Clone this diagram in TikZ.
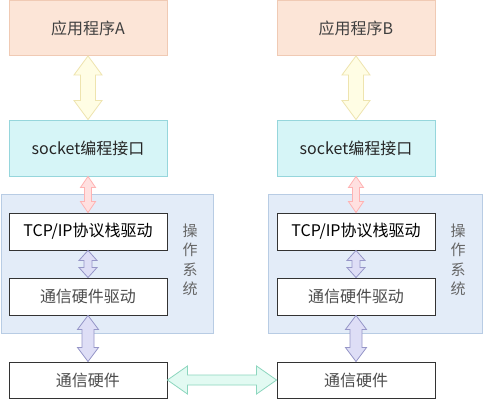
\documentclass[tikz,border=0pt]{standalone}
\usepackage{fontspec}
\setmainfont{Noto Sans CJK SC}
\usetikzlibrary{calc}
\definecolor{appfill}{RGB}{252,229,215}
\definecolor{appline}{RGB}{240,202,180}
\definecolor{sockfill}{RGB}{214,245,247}
\definecolor{sockline}{RGB}{150,214,220}
\definecolor{osfill}{RGB}{227,236,248}
\definecolor{osline}{RGB}{184,204,228}
\definecolor{yelfill}{RGB}{255,253,228}
\definecolor{yelline}{RGB}{238,228,175}
\definecolor{prpfill}{RGB}{222,222,246}
\definecolor{prpline}{RGB}{150,150,200}
\definecolor{grnfill}{RGB}{226,250,242}
\definecolor{grnline}{RGB}{140,214,190}
% fat double arrow: style, from, to, shaft half width, head half width, head length
\newcommand{\fatarrow}[6]{%
  \filldraw[#1] (#2) -- ($(#2)!#6!(#3)!#5!90:(#3)$) -- ($(#2)!#6!(#3)!#4!90:(#3)$)
    -- ($(#3)!#6!(#2)!#4!-90:(#2)$) -- ($(#3)!#6!(#2)!#5!-90:(#2)$) -- (#3)
    -- ($(#3)!#6!(#2)!#5!90:(#2)$) -- ($(#3)!#6!(#2)!#4!90:(#2)$)
    -- ($(#2)!#6!(#3)!#4!-90:(#3)$) -- ($(#2)!#6!(#3)!#5!-90:(#3)$) -- cycle;}

\begin{document}
\begin{tikzpicture}[x=1pt,y=-1pt,
    box/.style={draw,line width=0.9pt,minimum width=158pt,inner sep=0pt,
      font=\fontsize{16}{18}\selectfont},
    app/.style={box,fill=appfill,draw=appline,text=black!75,minimum height=55pt},
    sock/.style={box,fill=sockfill,draw=sockline,text=black!85,minimum height=56pt},
    drv/.style={box,fill=white,draw=black!80,minimum height=37pt},
    os/.style={draw=osline,fill=osfill,line width=0.9pt},
    ostxt/.style={align=center,text=black!60,font=\fontsize{15}{19.5}\selectfont},
    yel/.style={fill=yelfill,draw=yelline,line width=0.8pt},
    pnk/.style={fill=red!12,draw=red!30,line width=0.8pt},
    prp/.style={fill=prpfill,draw=prpline,line width=0.8pt},
    grn/.style={fill=grnfill,draw=grnline,line width=0.8pt} ]
  \useasboundingbox (0,0) rectangle (483,400);
  \fill[white] (0,0) rectangle (483,400);
  % operating system frames
  \draw[os] (1,194) rectangle (213,333);
  \draw[os] (268,194) rectangle (482,333);
  \node[ostxt] (OsA) at (190,260) {操\\作\\系\\统};
  \node[ostxt] (OsB) at (458,260) {操\\作\\系\\统};
  % left host
  \node[app] (AppA) at (88,28) {应用程序A};
  \node[sock] (SockA) at (88,148) {socket编程接口};
  \node[drv] (TcpA) at (88,231.5) {TCP/IP协议栈驱动};
  \node[drv,text=black!70] (DrvA) at (88,296.5) {通信硬件驱动};
  \node[drv,minimum height=36pt,text=black!70] (HwA) at (88,380) {通信硬件};
  % right host
  \node[app] (AppB) at (356,28) {应用程序B};
  \node[sock] (SockB) at (356,148) {socket编程接口};
  \node[drv] (TcpB) at (356,231.5) {TCP/IP协议栈驱动};
  \node[drv,text=black!70] (DrvB) at (356,296.5) {通信硬件驱动};
  \node[drv,minimum height=36pt,text=black!70] (HwB) at (356,380) {通信硬件};
  % arrows
  \fatarrow{yel}{AppA.south}{SockA.north}{7.5pt}{14pt}{19pt}
  \fatarrow{yel}{AppB.south}{SockB.north}{7.5pt}{14pt}{19pt}
  \fatarrow{pnk}{SockA.south}{TcpA.north}{3.5pt}{7.5pt}{11pt}
  \fatarrow{pnk}{SockB.south}{TcpB.north}{3.5pt}{7.5pt}{11pt}
  \fatarrow{prp}{TcpA.south}{DrvA.north}{4pt}{9pt}{10pt}
  \fatarrow{prp}{TcpB.south}{DrvB.north}{4pt}{9pt}{10pt}
  \fatarrow{prp}{DrvA.south}{HwA.north}{6pt}{10.5pt}{14pt}
  \fatarrow{prp}{DrvB.south}{HwB.north}{6pt}{10.5pt}{14pt}
  \fatarrow{grn}{HwA.east}{HwB.west}{5pt}{14pt}{20pt}
\end{tikzpicture}
\end{document}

Work to do — Transcribe the whole listing, character for character, but not its images.

Complete answer —
Clone this diagram in TikZ.
\documentclass[tikz,border=0pt]{standalone}
\usepackage{fontspec}
\setmainfont{Noto Sans CJK SC}
\usetikzlibrary{calc}
\definecolor{appfill}{RGB}{252,229,215}
\definecolor{appline}{RGB}{240,202,180}
\definecolor{sockfill}{RGB}{214,245,247}
\definecolor{sockline}{RGB}{150,214,220}
\definecolor{osfill}{RGB}{227,236,248}
\definecolor{osline}{RGB}{184,204,228}
\definecolor{yelfill}{RGB}{255,253,228}
\definecolor{yelline}{RGB}{238,228,175}
\definecolor{prpfill}{RGB}{222,222,246}
\definecolor{prpline}{RGB}{150,150,200}
\definecolor{grnfill}{RGB}{226,250,242}
\definecolor{grnline}{RGB}{140,214,190}
% fat double arrow: style, from, to, shaft half width, head half width, head length
\newcommand{\fatarrow}[6]{%
  \filldraw[#1] (#2) -- ($(#2)!#6!(#3)!#5!90:(#3)$) -- ($(#2)!#6!(#3)!#4!90:(#3)$)
    -- ($(#3)!#6!(#2)!#4!-90:(#2)$) -- ($(#3)!#6!(#2)!#5!-90:(#2)$) -- (#3)
    -- ($(#3)!#6!(#2)!#5!90:(#2)$) -- ($(#3)!#6!(#2)!#4!90:(#2)$)
    -- ($(#2)!#6!(#3)!#4!-90:(#3)$) -- ($(#2)!#6!(#3)!#5!-90:(#3)$) -- cycle;}

\begin{document}
\begin{tikzpicture}[x=1pt,y=-1pt,
    box/.style={draw,line width=0.9pt,minimum width=158pt,inner sep=0pt,
      font=\fontsize{16}{18}\selectfont},
    app/.style={box,fill=appfill,draw=appline,text=black!75,minimum height=55pt},
    sock/.style={box,fill=sockfill,draw=sockline,text=black!85,minimum height=56pt},
    drv/.style={box,fill=white,draw=black!80,minimum height=37pt},
    os/.style={draw=osline,fill=osfill,line width=0.9pt},
    ostxt/.style={align=center,text=black!60,font=\fontsize{15}{19.5}\selectfont},
    yel/.style={fill=yelfill,draw=yelline,line width=0.8pt},
    pnk/.style={fill=red!12,draw=red!30,line width=0.8pt},
    prp/.style={fill=prpfill,draw=prpline,line width=0.8pt},
    grn/.style={fill=grnfill,draw=grnline,line width=0.8pt} ]
  \useasboundingbox (0,0) rectangle (483,400);
  \fill[white] (0,0) rectangle (483,400);
  % operating system frames
  \draw[os] (1,194) rectangle (213,333);
  \draw[os] (268,194) rectangle (482,333);
  \node[ostxt] (OsA) at (190,260) {操\\作\\系\\统};
  \node[ostxt] (OsB) at (458,260) {操\\作\\系\\统};
  % left host
  \node[app] (AppA) at (88,28) {应用程序A};
  \node[sock] (SockA) at (88,148) {socket编程接口};
  \node[drv] (TcpA) at (88,231.5) {TCP/IP协议栈驱动};
  \node[drv,text=black!70] (DrvA) at (88,296.5) {通信硬件驱动};
  \node[drv,minimum height=36pt,text=black!70] (HwA) at (88,380) {通信硬件};
  % right host
  \node[app] (AppB) at (356,28) {应用程序B};
  \node[sock] (SockB) at (356,148) {socket编程接口};
  \node[drv] (TcpB) at (356,231.5) {TCP/IP协议栈驱动};
  \node[drv,text=black!70] (DrvB) at (356,296.5) {通信硬件驱动};
  \node[drv,minimum height=36pt,text=black!70] (HwB) at (356,380) {通信硬件};
  % arrows
  \fatarrow{yel}{AppA.south}{SockA.north}{7.5pt}{14pt}{19pt}
  \fatarrow{yel}{AppB.south}{SockB.north}{7.5pt}{14pt}{19pt}
  \fatarrow{pnk}{SockA.south}{TcpA.north}{3.5pt}{7.5pt}{11pt}
  \fatarrow{pnk}{SockB.south}{TcpB.north}{3.5pt}{7.5pt}{11pt}
  \fatarrow{prp}{TcpA.south}{DrvA.north}{4pt}{9pt}{10pt}
  \fatarrow{prp}{TcpB.south}{DrvB.north}{4pt}{9pt}{10pt}
  \fatarrow{prp}{DrvA.south}{HwA.north}{6pt}{10.5pt}{14pt}
  \fatarrow{prp}{DrvB.south}{HwB.north}{6pt}{10.5pt}{14pt}
  \fatarrow{grn}{HwA.east}{HwB.west}{5pt}{14pt}{20pt}
\end{tikzpicture}
\end{document}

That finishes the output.